Old software had a beautiful economic trick. Write the thing once, copy it endlessly, sell it many times. The marginal copy was cheap. Frontier AI is heavier. It needs chips, electricity, cooling, land, fiber, backup power, security, buildings, specialized staff, financing, and replacement hardware when the current miracle begins to age.
A GPU is not a household deity. It depreciates. It consumes power. It needs utilization. If it sits idle, it is not strategic capacity. It is a warm cupboard full of optimism.
The wrong question is whether AI is fake. It is not fake. The sharper question is whether AI can be real, useful, and still financially overbuilt for the paying demand that arrives on time.
Infrastructure announcements blur this distinction.
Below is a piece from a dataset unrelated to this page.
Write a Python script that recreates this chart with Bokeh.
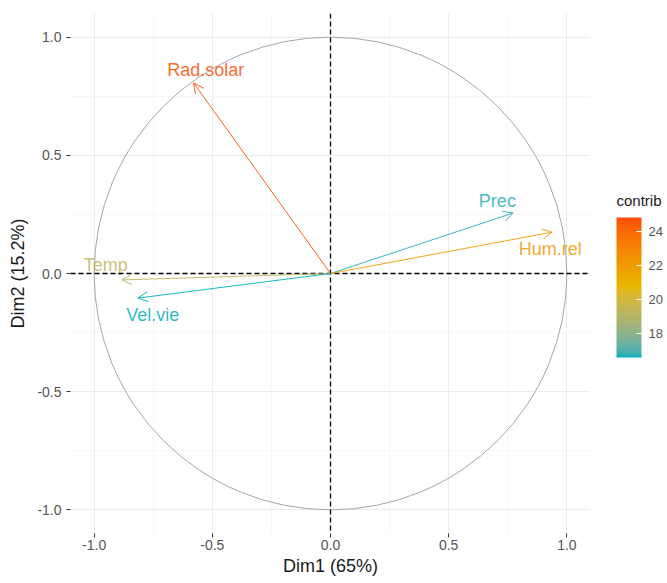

Planned is not built. Built is not powered. Powered is not fully utilized. Utilized is not profitable. A data center may be under construction, partly operational, contracted, or running at scale. Those words sit close together in press releases, but they sit far apart in cash flow.
The market loves a grand noun. Capacity. Platform. Ecosystem. Region. Supercluster. The spreadsheet is less sentimental. It asks who pays, how often, at what margin, for how long, and before which hardware generation makes today’s purchase feel old.
That is why the AI boom has begun to smell like project finance. Borrow money. Pour concrete. Buy chips. Secure power. Install cooling. Chase customers. Keep utilization high. Hope pricing holds. Hope demand keeps growing. Hope power and water remain available. Hope lenders remain patient.
Hope is not a bad thing. It is simply not an accounting control.
The power question clarifies the story. A gigawatt is not a metaphor. Data centers need electricity in specific places, at specific times, with high reliability. They need cooling. They need grid connections. They need transformers and backup systems. They do not run on keynote language.
From Calcutta, where a slowing fan can change the mood of a room, this is easy to understand. Reliability is never magic. Somebody paid for it. Somebody planned it. Somebody maintained it. Somebody received priority.
That priority is where technology becomes political. When a new industry needs large power, land, water, and administrative urgency, it changes the neighborhood around it. Maybe for the better. Maybe not. But it is physical. AI does not float above the grid.
The serious bear case is not that AI has no value. The serious bear case is that the infrastructure is being built at a speed and price that require paid usage to grow faster than institutions, budgets, and human habits may allow.
Bubbles do not need fake things. Railways were real. The internet was real. Many companies around them still failed because capital became too excited before durable economics arrived. The technology can be transformative while the financing overreaches.
So I remain skeptical without being dismissive. AI may change software, research, support, education, design, medicine, and ordinary office work. It may also leave behind underused capacity, stranded hardware, expensive leases, and cheerful forecasts that aged badly.
The small question is large enough: can paid AI usage grow fast enough to justify the chips, buildings, power, cooling, debt, and depreciation before the equipment ages and the lenders become less patient?
The fan keeps turning. The room remains warm. Infrastructure is what happens when the future sends an electricity bill.